" Quels que soient l’intérêt et l’importance symbolique du propos de Ouedraogo, c’est surtout du discours cinématographique que Yaaba tire sa force, sa beauté, sa magie et sa séduction.
Le réalisateur se maintient sans cesse sur une ligne droite où s’équilibrent la fascination du conte, voire du mythe, et un réalisme d’ordre quasi ethnologique: on peut voir le film, en-deçà de ses prolongements métaphoriques, comme un documentaire d’une étonnante précision sur la vie quotidienne d’un petit village burkinabé. Mais l’impression qui domine à la vision de Yaaba (...) est celle du retour aux sources du cinéma.

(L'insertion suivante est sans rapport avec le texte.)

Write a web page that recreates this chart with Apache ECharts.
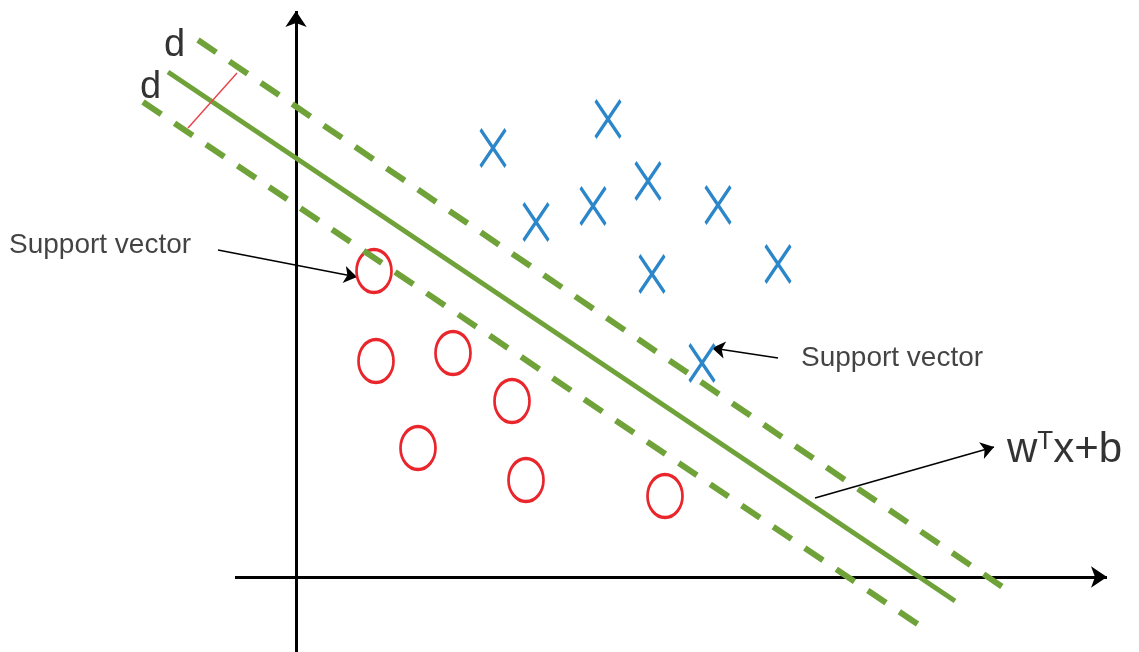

Si l’on a pu évoquer, à juste titre, aussi bien Renoir que Rossellini, on pourrait aussi bien citer Lumière (...) Loin d’être passéiste ou rétrograde, l’écriture de Ouedraogo propose une admirable réflexion sur le cinéma telle que seul un cinéaste du tiers-monde, particulièrement africain, sans tradition cinématographique paralysante, peut aujourd’hui la tenir sans sombrer dans l’hypocrisie d’une innocence simulée.
Le trajet initiatique que conte Ouedraogo, par lequel les deux enfants apprennent à dépasser les préjugés et à découvrir le monde comme préexistant au regard et se suffisant à lui-même-ce qu’exprime plus clairement encore le « Ah, la vie ! » du voyeur que le « Ne la juge pas, elle a peut-être ses raisons », qui se transmet de Sana à Bila, puis à Nopoko- est mis en acte dans l’écriture du film, avec ses plans larges ponctués de rares plans de regards : si l’on a le sentiment de découvrir le monde tel qu’on peut l’imaginer avant l’invention du cinéma, dans l’émerveillement du premier regard, c’est que le cinéma s’y abolit dans sa fonction ontologique, celle de n’être plus que pur regard.

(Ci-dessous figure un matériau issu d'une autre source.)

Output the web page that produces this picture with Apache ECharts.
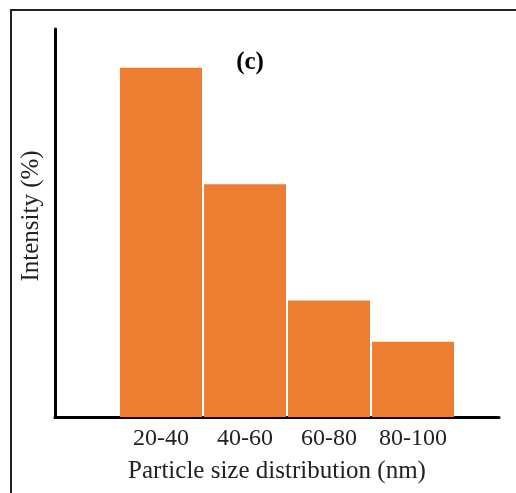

Le désir du monde se confond avec le désir de cinéma. Ouedraogo ne fait pas des images, il voit et donne à voir, étendant sur la totalité du film ce que d’autres, même les plus grands, n’atteignent que dans des instants privilégiés, au prix de détours complexes. Il y a, dans cette contemplation sereine, quelque chose qui nous renvoie à Ozu, une étrange façon de traiter le temps et la durée en termes d’espace : ce qui est une définition possible du cinéma."